Posted on 22 March 2016
Chile is one of a handful of countries that has implemented a price incentive for healthier diets - imposing a five percent tax on sugar sweetened beverages (SSBs), while reducing the tax on what it considers as non-SSBs by two percent. The policy was introduced in the country in September 2014.
A similar sugar tax in Mexico saw consumption fall by six percent after a tax of 10 percent was introduced.
Meanwhile, Chancellor George Osborne unveiled a tax on sugary drinks in his budget last week.
Chile faces a major obesity problem: around two thirds of the adult population are overweight, and of these 27.8 percent are obese.
By comparison just over 62 percent of adults in England are classed as overweight or obese.
The rate of childhood obesity in Chile has also been increasing since 2000, with national statistics revealing an exceptionally high level of SSB consumption – at about 500ml per day on average per child.
Recent research has also shown that Chile has seen the worldwide fastest absolute growth of sales of SSBs from 2009 to 2014.
The researchers will use advanced statistical analysis and modelling to evaluate the impact of the sugar tax – using, among others, household purchasing data sourced from a nationally representative sample in Chile.
Professor Marc Suhrcke, from the University of York’s Centre for Health Economics (CHE), said: “Chile, like many other countries, is facing huge chronic disease related problems, such as obesity and diabetes. So the question is: what can they do about it with limited available resources?
“Introducing a fiscal policy to make unhealthy foods more expensive, should in principle, promote healthier diets and reduce obesity and associated health problems.
“Yet there could also be other effects and unintended consequences - hence it is really important that we evaluate all the information as rigorously as possible.
“This potentially is very significant for other countries desperately looking for evidence of what happens to such policies when implemented in the real world, rather than in a predominantly simulated modelling exercise, which is what much of the previous work has done.”
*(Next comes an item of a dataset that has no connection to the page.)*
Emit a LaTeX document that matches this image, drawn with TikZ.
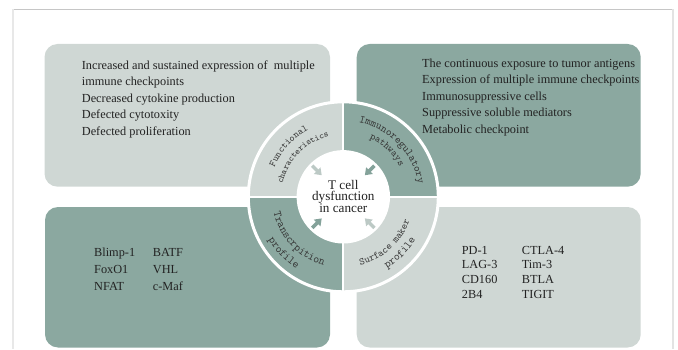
\documentclass[tikz,border=0pt]{standalone}
\usepackage{fontspec}
\setmainfont{Liberation Serif}
\usetikzlibrary{decorations.text,arrows.meta}
\definecolor{lightbox}{HTML}{CFD7D4}
\definecolor{darkbox}{HTML}{8BA8A0}
\definecolor{lightarrow}{HTML}{BCC9C5}
\definecolor{darkarrow}{HTML}{84A29A}
\definecolor{txt}{HTML}{222222}
\definecolor{ringtxt}{HTML}{333333}
\tikzset{
  panel/.style={rounded corners=13pt},
  boxtext/.style={anchor=base west, inner sep=0pt, text=txt, font=\fontsize{12.3}{14}\selectfont},
  centertext/.style={anchor=base, inner sep=0pt, text=txt, font=\fontsize{13.2}{14}\selectfont},
  inarrow/.style={line width=3.4pt, -{Triangle[width=9pt,length=6.5pt]}},
  ringlabel/.style 2 args={decorate, decoration={text along path, text align=center,
      text={|\fontsize{#1}{#1}\selectfont\ttfamily\color{ringtxt}|#2}}}
}
\begin{document}
\begin{tikzpicture}[x=1pt,y=1pt]
\useasboundingbox (0,0) rectangle (678,349);
% frame
\draw[gray!45, line width=0.9pt] (13,339.5) -- (673,339.5);
\draw[gray!18, line width=1.2pt] (13,339.5) -- (13,0);
\draw[gray!22, line width=1.5pt] (673,339.5) -- (673,0);
% panels
\fill[panel, lightbox] (44.5,162.3) rectangle (330,305);
\fill[panel, darkbox] (356.7,162.3) rectangle (640.7,305);
\fill[panel, darkbox] (45,1.5) rectangle (330,142);
\fill[panel, lightbox] (356.7,1.5) rectangle (640.7,142);
% ring
\coordinate (C) at (343.3,152.2);
\fill[lightbox] (C) -- ++(90:94) arc[start angle=90,end angle=180,radius=94] -- cycle;
\fill[darkbox] (C) -- ++(0:94) arc[start angle=0,end angle=90,radius=94] -- cycle;
\fill[darkbox] (C) -- ++(180:94) arc[start angle=180,end angle=270,radius=94] -- cycle;
\fill[lightbox] (C) -- ++(270:94) arc[start angle=270,end angle=360,radius=94] -- cycle;
\draw[white, line width=2pt] (C) ++(-96,0) -- ++(192,0);
\draw[white, line width=2pt] (C) ++(0,-96) -- ++(0,192);
\draw[white, line width=3pt] (C) circle[radius=95];
\fill[white] (C) circle[radius=46.7];
% ring labels
\path[ringlabel={9.7}{Functional}] (C) ++(182.3:75) arc[start angle=182.3,end angle=92.3,radius=75];
\path[ringlabel={8.9}{characteristics}] (C) ++(180.7:62) arc[start angle=180.7,end angle=90.7,radius=62];
\path[ringlabel={10.8}{Immunoregulatory}] (C) ++(88.9:76) arc[start angle=88.9,end angle=-1.1,radius=76];
\path[ringlabel={10}{pathways}] (C) ++(92:64) arc[start angle=92,end angle=2,radius=64];
\path[ringlabel={11.4}{Transcrpition}] (C) ++(178.5:71.5) arc[start angle=178.5,end angle=268.5,radius=71.5];
\path[ringlabel={11.4}{profile}] (C) ++(178.3:86) arc[start angle=178.3,end angle=268.3,radius=86];
\path[ringlabel={10.1}{Surface maker}] (C) ++(267.1:70.5) arc[start angle=267.1,end angle=357.1,radius=70.5];
\path[ringlabel={11.4}{profile}] (C) ++(270.2:84) arc[start angle=270.2,end angle=360.2,radius=84];
% arrows
\path (C) ++(135:44) coordinate (tlA) (C) ++(135:30.5) coordinate (tlB);
\path (C) ++(45:44) coordinate (trA) (C) ++(45:30.5) coordinate (trB);
\path (C) ++(225:44) coordinate (blA) (C) ++(225:30.5) coordinate (blB);
\path (C) ++(315:44) coordinate (brA) (C) ++(315:30.5) coordinate (brB);
\draw[inarrow, lightarrow] (tlA) -- (tlB);
\draw[inarrow, darkarrow] (trA) -- (trB);
\draw[inarrow, darkarrow] (blA) -- (blB);
\draw[inarrow, lightarrow] (brA) -- (brB);
% center text
\node[centertext] (c1) at (343.3,159.7) {T cell};
\node[centertext] (c2) at (343.3,148.2) {dysfunction};
\node[centertext] (c3) at (343.3,136.8) {in cancer};
% top-left text
\node[boxtext] (tl1) at (81.7,279.7) {Increased and sustained expression of~ multiple};
\node[boxtext] (tl2) at (81.7,263.2) {immune checkpoints};
\node[boxtext] (tl3) at (81.7,246.7) {Decreased cytokine production};
\node[boxtext] (tl4) at (81.7,230.2) {Defected cytotoxity};
\node[boxtext] (tl5) at (81.7,213.7) {Defected proliferation};
% top-right text
\node[boxtext] (tr1) at (422,281.7) {The continuous exposure to tumor antigens};
\node[boxtext] (tr2) at (422,265.2) {Expression of multiple immune checkpoints};
\node[boxtext] (tr3) at (422,248.7) {Immunosuppressive cells};
\node[boxtext] (tr4) at (422,232.2) {Suppressive soluble mediators};
\node[boxtext] (tr5) at (422,215.7) {Metabolic checkpoint};
% bottom-left text
\node[boxtext] (bl1) at (94,93) {Blimp-1};
\node[boxtext] (bl2) at (94,76) {FoxO1};
\node[boxtext] (bl3) at (94,59) {NFAT};
\node[boxtext] (bl4) at (152.7,93) {BATF};
\node[boxtext] (bl5) at (152.7,76) {VHL};
\node[boxtext] (bl6) at (152.7,59) {c-Maf};
% bottom-right text
\node[boxtext] (br1) at (461.7,95) {PD-1};
\node[boxtext] (br2) at (461.7,80.3) {LAG-3};
\node[boxtext] (br3) at (461.7,65.6) {CD160};
\node[boxtext] (br4) at (461.7,51) {2B4};
\node[boxtext] (br5) at (521.7,95) {CTLA-4};
\node[boxtext] (br6) at (521.7,80.3) {Tim-3};
\node[boxtext] (br7) at (521.7,65.6) {BTLA};
\node[boxtext] (br8) at (521.7,51) {TIGIT};
\end{tikzpicture}
\end{document}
Professor Suhrcke added: “This is an extremely rare opportunity to evaluate whether this policy has worked over a comparatively short period of time.
“We believe this research will contribute vital evidence, not only to the Chilean government, but also to many other low, middle, and high income countries also facing the challenge of diet-related ill health.”
The three-year project is being run in collaboration with the University of Chile, the Catholic University of Chile, and the University of Santiago, and is funded by the Newton Fund and RCUK-CONICYT partnership.
Interim results from the study are expected in early 2017.